Records with drawing code
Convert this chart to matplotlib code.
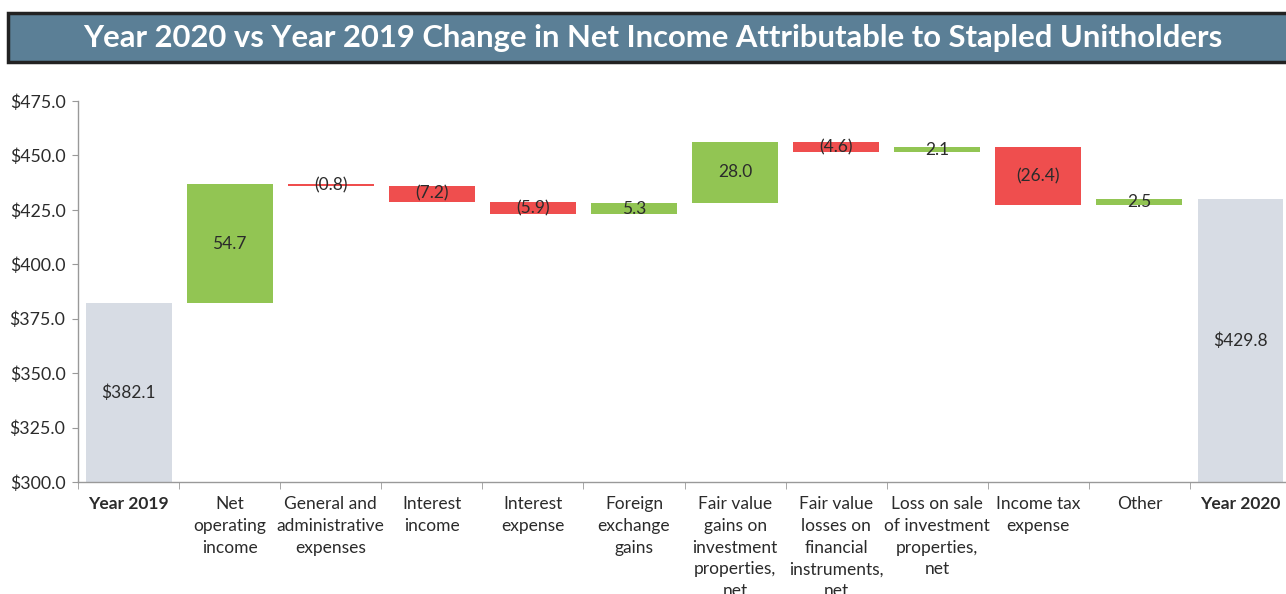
import matplotlib
matplotlib.use("Agg")
import matplotlib.pyplot as plt
from matplotlib.patches import Rectangle
from matplotlib.ticker import FuncFormatter, FixedLocator

plt.rcParams["font.family"] = ["Lato", "DejaVu Sans"]

categories = [
    "Year 2019", "Net\noperating\nincome", "General and\nadministrative\nexpenses",
    "Interest\nincome", "Interest\nexpense", "Foreign\nexchange\ngains",
    "Fair value\ngains on\ninvestment\nproperties,\nnet",
    "Fair value\nlosses on\nfinancial\ninstruments,\nnet",
    "Loss on sale\nof investment\nproperties,\nnet",
    "Income tax\nexpense", "Other", "Year 2020",
]
start_value = 382.1
changes = [54.7, -0.8, -7.2, -5.9, 5.3, 28.0, -4.6, 2.1, -26.4, 2.5]
end_value = 429.8

GREEN = "#92C553"
RED = "#EF4E4E"
GREY = "#D7DCE4"
TEXT = "#2b2b2b"
floor = 300.0

fig = plt.figure(figsize=(12.86, 5.94), dpi=100)

# title banner
fig.patches.append(Rectangle((8 / 1286, 1 - 62 / 594), 1.0, 49 / 594, transform=fig.transFigure,
                             facecolor="#5B7F96", edgecolor="#222222", linewidth=2.5, zorder=0))
fig.text(0.508, 1 - 38 / 594, "Year 2020 vs Year 2019 Change in Net Income Attributable to Stapled Unitholders",
         ha="center", va="center", color="white", fontsize=22.3, fontweight="bold")

ax = fig.add_axes([78 / 1286, 1 - 482 / 594, 1 - 78 / 1286, (482 - 101) / 594])

# endpoints
for i, v in [(0, start_value), (len(categories) - 1, end_value)]:
    ax.bar(i, v - floor, bottom=floor, width=0.85, color=GREY)
    ax.text(i, (v + floor) / 2, f"${v:.1f}", ha="center", va="center", fontsize=12.5, color=TEXT)

level = start_value
for k, d in enumerate(changes):
    i = k + 1
    lo = min(level, level + d)
    ax.bar(i, abs(d), bottom=lo, width=0.85, color=GREEN if d > 0 else RED)
    lab = f"{d:.1f}" if d > 0 else f"({-d:.1f})"
    ax.text(i, lo + abs(d) / 2, lab, ha="center", va="center", fontsize=12.5, color=TEXT)
    level += d

ax.set_xlim(-0.5, 11.45)
ax.set_ylim(300, 475)
ax.set_yticks([300 + 25 * j for j in range(8)])
ax.yaxis.set_major_formatter(FuncFormatter(lambda v, p: f"${v:.1f}"))
ax.set_xticks(range(len(categories)))
ax.set_xticklabels(categories, fontsize=12.5, color=TEXT, va="top", linespacing=1.45)
for j, t in enumerate(ax.get_xticklabels()):
    if j in (0, len(categories) - 1):
        t.set_fontweight("bold")
ax.xaxis.set_minor_locator(FixedLocator([i + 0.5 for i in range(-1, len(categories))]))
ax.tick_params(axis="x", which="major", length=0, pad=10)
ax.tick_params(axis="x", which="minor", length=5, color="#999999")
ax.tick_params(axis="y", length=4, color="#999999", labelsize=12.8, labelcolor=TEXT, pad=5)
for s in ("top", "right"):
    ax.spines[s].set_visible(False)
for s in ("left", "bottom"):
    ax.spines[s].set_color("#999999")
    ax.spines[s].set_linewidth(1)

fig.savefig("out.png", dpi=100)
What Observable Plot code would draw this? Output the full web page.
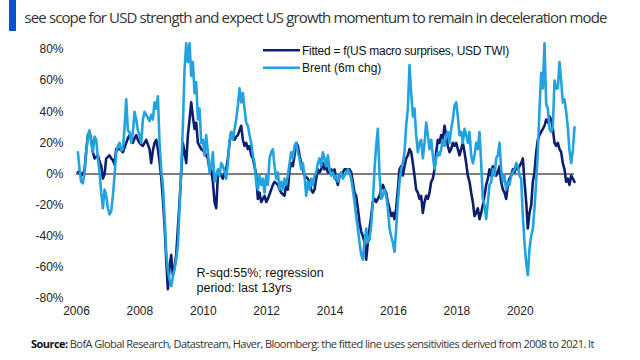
<!DOCTYPE html>
<html>
<head>
<meta charset="utf-8">
<script src="https://cdn.jsdelivr.net/npm/d3@7"></script>
<script src="https://cdn.jsdelivr.net/npm/@observablehq/plot@0.6"></script>
<style>
  html, body { margin: 0; padding: 0; background: #fff; }
  body { width: 640px; height: 360px; overflow: hidden; position: relative; }
  #chart { position: absolute; left: 0; top: 0; }
  #overlay { position: absolute; left: 0; top: 0; pointer-events: none; }
</style>
</head>
<body>
<div id="chart"></div>
<svg id="overlay" width="640" height="360"></svg>
<script>
// ---------- data ----------
const titleText = "see scope for USD strength and expect US growth momentum to remain in deceleration mode";
const captionBold = "Source:";
const captionText = " BofA Global Research, Datastream, Haver, Bloomberg: the fitted line uses sensitivities derived from 2008 to 2021. It";
const legendLabels = ["Fitted = f(US macro surprises, USD TWI)", "Brent (6m chg)"];
const annotationText = "R-sqd:55%; regression\nperiod: last 13yrs";
const annotationDate = "2009-10-15";
const annotationValue = -68;

const firstDate = "2006-01-17";
const lastDate = "2021-09-17";
const axisStart = "2006-01-01";
const xTickYears = [2006, 2008, 2010, 2012, 2014, 2016, 2018, 2020];
const yTicks = [-80, -60, -40, -20, 0, 20, 40, 60, 80];

// Brent, 6m % change (roughly every 19 days)
const brent = [
  14,3,-5,-6,1,14,24,28,20,14, 24,22,10,1,-12,-22,-10,-14,-22,-26,
  -24,-14,-1,14,18,20,15,16,30,48, 28,27,20,27,40,35,28,25,20,35,
  40,38,36,34,38,35,46,42,50,20, 3,-7,-27,-50,-62,-68,-72,-66,-61,-55,
  -46,
  -22,3,31,67,84,72,84,63,72,52, 59,35,42,20,22,12,25,14,1,5,
  14,-5,-1,3,-1,7,5,2,-3,7, 22,27,22,29,35,44,55,46,52,42,
  33,31,25,20,12,7,-5,-10,-1,-7, -3,-12,-1,-7,10,14,16,5,-3,1,
  -10,-5,-10,-3,-7,-1,7,14,10,18, 20,14,10,3,7,-1,-14,-5,-10,-3,
  -7,-1,1,7,10,5,14,10,5,12, 3,-1,1,-3,-1,-5,-1,1,-3,-1,
  1,3,1,-3,-10,-18,-27,-35,-44,-52, -55,-44,-35,-44,-42,-33,-18,3,18,29,
  -1,-16,-14,-10,-14,-22,-35,-40,-44,-50, -35,-18,-5,3,7,14,31,42,70,52,
  37,42,25,14,20,22,10,20,33,25, 16,22,12,3,10,14,12,16,22,18,
  25,27,20,29,35,44,46,37,25,27, 20,29,25,20,27,12,7,12,20,16,
  27,7,-16,-20,-29,-18,-7,-5,3,-1, 10,12,20,3,-5,-1,-10,-5,-7,-1,
  1,3,7,5,-1,-3,-27,-44,-57,-65, -48,-40,-35,-22,-5,14,42,65,55,84,
  45,42,29,27,30,60,55,55,72,60, 46,48,40,30,15,7,15,30
];

// Fitted = f(US macro surprises, USD TWI)
const fitted = [
  1,2,-1,0,3,15,25,27,22,14, 10,11,12,8,5,-3,0,10,11,12,
  10,9,6,16,16,16,15,14,17,20, 23,25,22,20,23,25,22,20,19,18,
  20,22,19,16,7,15,20,22,16,8, -2,-16,-33,-55,-74,-60,-52,-65,-60,-52,
  -35,
  -18,1,20,14,7,25,35,46,37,29, 33,20,18,16,15,14,12,10,3,3,
  -5,-18,-22,-1,1,-1,-3,0,3,10, 20,27,25,22,24,25,28,31,22,18,
  20,16,18,12,10,5,-1,-16,-12,-18, -16,-14,-18,-16,-13,-10,-7,-5,-6,-7,
  -10,-12,-13,-14,-7,-10,3,7,5,12, 20,18,12,7,3,-1,-2,-3,-6,-10,
  -12,-10,-3,3,1,3,7,3,5,1, 1,3,1,3,-3,-7,-1,-1,1,3,
  3,3,3,1,-5,-12,-14,-22,-31,-37, -40,-44,-55,-44,-35,-27,-18,-16,-18,-16,
  -14,-10,-7,-10,-12,-18,-22,-27,-25,-29, -22,-10,3,5,-1,5,10,12,16,14,
  7,-1,-10,-12,-16,-14,-25,-18,-14,-16, -12,-5,-3,3,14,22,20,25,22,31,
  25,18,14,16,20,18,20,16,12,16, 20,14,7,-1,-5,-12,-18,-27,-25,-22,
  -29,-25,-20,-14,-7,-3,3,-1,5,3, -1,1,5,-5,-10,-12,-16,-7,-3,-1,
  3,1,5,3,5,7,10,-5,-18,-35, -25,-20,-5,1,14,22,25,27,29,31,
  35,33,37,35,29,20,18,20,16,14, 7,3,-5,-3,-7,-1,-3,-5
];

// ---------- build ----------
const navy = "#0c1f6e";
const light = "#22a2df";
const t0 = new Date(firstDate + "T00:00:00Z");
const t1 = new Date(lastDate + "T00:00:00Z");
const n = brent.length;
const rows = d3.range(n).map(i => ({
  date: new Date(+t0 + (t1 - t0) * i / (n - 1)),
  brent: brent[i],
  fitted: fitted[i]
}));

const chart = Plot.plot({
  width: 640,
  height: 325,
  marginTop: 49,
  marginBottom: 27,
  marginLeft: 76,
  marginRight: 66,
  style: { fontFamily: '"Liberation Sans", Arial, sans-serif', fontSize: "12px", color: "#222", background: "transparent", overflow: "visible" },
  x: {
    type: "utc",
    domain: [new Date(axisStart + "T00:00:00Z"), t1],
    ticks: xTickYears.map(y => new Date(Date.UTC(y, 0, 1))),
    tickFormat: d3.utcFormat("%Y"),
    tickSize: 0,
    tickPadding: 8,
    label: null
  },
  y: {
    domain: [-80, 80],
    ticks: yTicks,
    tickFormat: d => `${d}%`,
    tickSize: 0,
    tickPadding: 13,
    label: null
  },
  marks: [
    Plot.ruleY([0], { stroke: "#555", strokeWidth: 1.5 }),
    Plot.lineY(rows, { x: "date", y: "fitted", stroke: navy, strokeWidth: 2.6 }),
    Plot.lineY(rows, { x: "date", y: "brent", stroke: light, strokeWidth: 2.6 }),
    Plot.text([{ date: new Date(annotationDate + "T00:00:00Z"), v: annotationValue, t: annotationText }], {
      x: "date", y: "v", text: "t", textAnchor: "start", lineAnchor: "middle",
      lineHeight: 1.17, fontSize: 12.5, fill: "#111"
    })
  ]
});
document.getElementById("chart").appendChild(chart);

// fit a text to a target width by adjusting letter spacing (real layout, no squeezing)
function fitWidth(sel, target) {
  const node = sel.node();
  const chars = sel.text().length;
  for (let k = 0; k < 3; k++) {
    const w = node.getComputedTextLength();
    const cur = parseFloat(sel.attr("letter-spacing") || 0);
    sel.attr("letter-spacing", (cur + (target - w) / chars).toFixed(3));
  }
}

// ---------- title, legend, caption ----------
const ov = d3.select("#overlay");
ov.append("rect").attr("x", 9).attr("y", 0).attr("width", 7).attr("height", 31).attr("fill", "#0a52cc");
const title = ov.append("text")
  .attr("x", 24.5).attr("y", 23)
  .attr("font-family", '"Open Sans", sans-serif').attr("font-size", 15).attr("fill", "#333")
  .text(titleText);
fitWidth(title, 582);

const leg = ov.append("g").attr("font-family", '"Liberation Sans", Arial, sans-serif').attr("font-size", 12).attr("fill", "#111");
const legY = [50.3, 67.7];
const legColors = [navy, light];
const legLen = [207, null];
legendLabels.forEach((lab, i) => {
  leg.append("line").attr("x1", 263).attr("x2", 300).attr("y1", legY[i]).attr("y2", legY[i])
    .attr("stroke", legColors[i]).attr("stroke-width", 2.5);
  const t = leg.append("text").attr("x", 302).attr("y", legY[i] + 4.3).text(lab);
  if (legLen[i]) fitWidth(t, legLen[i]);
});

const cap = ov.append("text")
  .attr("x", 31).attr("y", 348)
  .attr("font-family", '"Open Sans", sans-serif').attr("font-size", 11).attr("fill", "#333");
cap.append("tspan").attr("font-weight", "bold").attr("fill", "#111").text(captionBold);
cap.append("tspan").text(captionText);
fitWidth(cap, 563);
</script>
</body>
</html>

### Instruction
Copy out every line in the entries above that holds "matplotlib".

### Worked answer
Convert this chart to matplotlib code.
import matplotlib
matplotlib.use("Agg")
import matplotlib.pyplot as plt
from matplotlib.patches import Rectangle
from matplotlib.ticker import FuncFormatter, FixedLocator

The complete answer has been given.